Mick King

Personal information
- Native name: Mícheál Ó Cionga (Irish)
- Born: Castlegar, County Galway

Sport
- Sport: Hurling
- Position: Forward

Club
- Years: Club
- Castlegar

Inter-county
- Years: County
- 1923-1935: Galway

Inter-county titles
- Connacht titles: 0
- All-Irelands: 0
- NHL: 1

= Mick King =

Irish hurler

Mick King (1905 – 15 March 1961) was an Irish sportsperson. He played hurling with his local club Castlegar and with the Galway senior inter-county team from 1923 until 1935. In 2000, King was posthumously named on the Galway Hurling Team of the Millennium.

==Playing career==
===Club===
King played his club hurling with his local club in Castlegar, however, he enjoyed little success. Although Castlegar are the most successful club in the Galway county championship, King had retired from hurling just one year before the club won their first county title.

===Inter-county===
King first came to prominence on the inter-county scene with Galway in 1923. That year the county won the All-Ireland title for the first time, however, King was not a member of the team.

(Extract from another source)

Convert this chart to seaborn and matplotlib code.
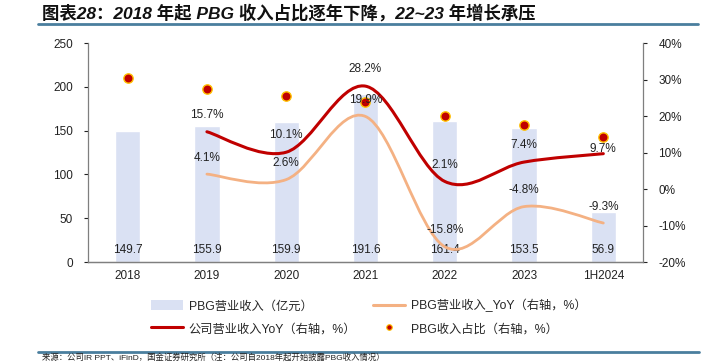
import numpy as np
import pandas as pd
import seaborn as sns
import matplotlib.pyplot as plt
from matplotlib.path import Path
from matplotlib.patches import PathPatch
from matplotlib.lines import Line2D
from matplotlib.patches import Patch

years = ['2018', '2019', '2020', '2021', '2022', '2023', '1H2024']
pbg_revenue = [149.7, 155.9, 159.9, 191.6, 161.4, 153.5, 56.9]
pbg_yoy = [None, 4.1, 2.6, 19.9, -15.8, -4.8, -9.3]
company_yoy = [None, 15.7, 10.1, 28.2, 2.1, 7.4, 9.7]
pbg_share = [30.5, 27.5, 25.5, 23.9, 20.0, 17.6, 14.2]

title = '图表28：2018 年起 PBG 收入占比逐年下降，22~23 年增长承压'
source = '来源：公司IR PPT、iFinD，国金证券研究所（注：公司自2018年起开始披露PBG收入情况）'

BAR = '#DAE1F3'
RED = '#C00000'
ORANGE = '#F4B183'
RULE = '#4A7E9E'

sns.set_theme(style='white')
plt.rcParams['font.family'] = ['Liberation Sans', 'Noto Sans CJK SC', 'DejaVu Sans']
plt.rcParams['axes.unicode_minus'] = False


def smooth_path(xs, ys):
    # Excel-like smoothed line: Catmull-Rom segments as cubic bezier
    pts = np.column_stack([xs, ys]).astype(float)
    verts = [pts[0]]
    codes = [Path.MOVETO]
    n = len(pts)
    for i in range(n - 1):
        p0 = pts[max(i - 1, 0)]
        p1 = pts[i]
        p2 = pts[i + 1]
        p3 = pts[min(i + 2, n - 1)]
        verts += [p1 + (p2 - p0) / 6, p2 - (p3 - p1) / 6, p2]
        codes += [Path.CURVE4] * 3
    return Path(verts, codes)


fig = plt.figure(figsize=(7.23, 3.62), dpi=100)
ax = fig.add_axes([0.1217, 0.276, 0.7676, 0.605])

df = pd.DataFrame({'year': years, 'rev': pbg_revenue})
sns.barplot(data=df, x='year', y='rev', color=BAR, width=0.32, saturation=1, ax=ax)
ax.set_xlim(-0.5, len(years) - 0.5)
ax.set_ylim(0, 250)
ax.set_yticks(range(0, 251, 50))
ax.set_xlabel('')
ax.set_ylabel('')

ax2 = ax.twinx()
ax2.set_ylim(-20, 40)
ax2.set_yticks(range(-20, 41, 10))
ax2.set_yticklabels([f'{v}%' for v in range(-20, 41, 10)])

x = np.arange(len(years))
for vals, col, lw in [(pbg_yoy, ORANGE, 2.0), (company_yoy, RED, 2.2)]:
    xs = [xi for xi, v in zip(x, vals) if v is not None]
    ys = [v for v in vals if v is not None]
    ax2.add_patch(PathPatch(smooth_path(xs, ys), fill=False, edgecolor=col,
                            lw=lw, capstyle='round', zorder=3))

sns.scatterplot(x=x, y=pbg_share, ax=ax2, color=RED, edgecolor='#FFC000',
                linewidth=1, s=45, zorder=4, legend=False)

# labels
for xi, v in zip(x, pbg_revenue):
    ax.text(xi, 14, f'{v:.1f}', ha='center', va='center', fontsize=8.5, color='#222222')
for xi, v in zip(x, pbg_yoy):
    if v is not None:
        ax2.text(xi, v + 4.5, f'{v:.1f}%', ha='center', va='center', fontsize=8.5, color='#222222', zorder=5)
for xi, v in zip(x, company_yoy):
    if v is not None:
        dy = 1.4 if xi == len(years) - 1 else 4.6
        ax2.text(xi, v + dy, f'{v:.1f}%', ha='center', va='center', fontsize=8.5, color='#222222', zorder=5)

for a in (ax, ax2):
    a.spines['top'].set_visible(False)
    a.tick_params(labelsize=8.5, colors='#222222', length=3, width=0.8)
    for s in ('left', 'right', 'bottom'):
        a.spines[s].set_color('#7F7F7F')
        a.spines[s].set_linewidth(0.9)
ax.spines['right'].set_visible(False)
ax2.spines['left'].set_visible(False)
ax.tick_params(axis='x', length=0, pad=6)
ax.tick_params(axis='y', left=True, direction='out', pad=8)
ax2.tick_params(axis='y', right=True, direction='out', pad=8)

handles = [
    Patch(facecolor=BAR, edgecolor='none'),
    Line2D([], [], color=RED, lw=2.2),
    Line2D([], [], color=ORANGE, lw=2.2),
    Line2D([], [], ls='none', marker='o', markersize=4, markerfacecolor=RED,
           markeredgecolor='#FFC000', markeredgewidth=0.8),
]
labels = ['PBG营业收入（亿元）', '公司营业收入YoY（右轴，%）',
          'PBG营业收入_YoY（右轴，%）', 'PBG收入占比（右轴，%）']
fig.legend(handles, labels, ncol=2, loc='center', bbox_to_anchor=(0.51, 0.124),
           frameon=False, fontsize=8.8, handlelength=2.6, handletextpad=0.45,
           columnspacing=1.4, labelspacing=0.85, handleheight=0.9)

fig.text(0.058, 0.966, title, fontsize=12.5, fontweight='bold', style='italic',
         ha='left', va='center', color='#111111')
fig.add_artist(Line2D([0.052, 0.965], [0.934, 0.934], transform=fig.transFigure,
                      color=RULE, lw=2))
fig.add_artist(Line2D([0.052, 0.967], [0.028, 0.028], transform=fig.transFigure,
                      color=RULE, lw=2))
fig.text(0.058, 0.002, source, fontsize=6, ha='left', va='bottom', color='#222222')

fig.savefig('out.png', dpi=100)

In 1924, Galway reached the All-Ireland final once again, however, King played no part in the defeat by Dublin.

By 1925 King had established himself on the team, as Galway beat Kilkenny by 9-4 to 6-0 in the All-Ireland semi-final to set up a championship decider with Tipperary. It was Galway's third All-Ireland final in-a-row, however, Tipperary scored two quick goals. King's side never recovered and lost the game by 5-6 to 1-5.

The next two seasons saw Galway face defeat in the All-Ireland semi-final; however, the team received special treatment in 1928. That year Galway got a bye into the All-Ireland final without even picking up a hurley. Cork were the opponents on that occasion and beat King's side by 6-12 to 1-0.

King was off the team again in 1929 as Galway lost out to Cork in a second consecutive championship decider. This was Galway's last appearance in the All-Ireland final until 1953, however, there was one final victory left in the team in the 1930-1931 National Hurling League. In the final of that competition Galway played Tipperary, the reigning All-Ireland champions. Galway won the game by 4-5 to 4-4. It was King's sole National League title and his only major honour from inter-county activity.

After suffering a number of consecutive defeats in the All-Ireland semi-final, King retired from inter-county hurling in 1935.

King was posthumously named on the Galway Hurling Team of the Millennium in 2000. His inclusion on the team in the right wing-forward position marks him out as one of his county’s greatest-ever players.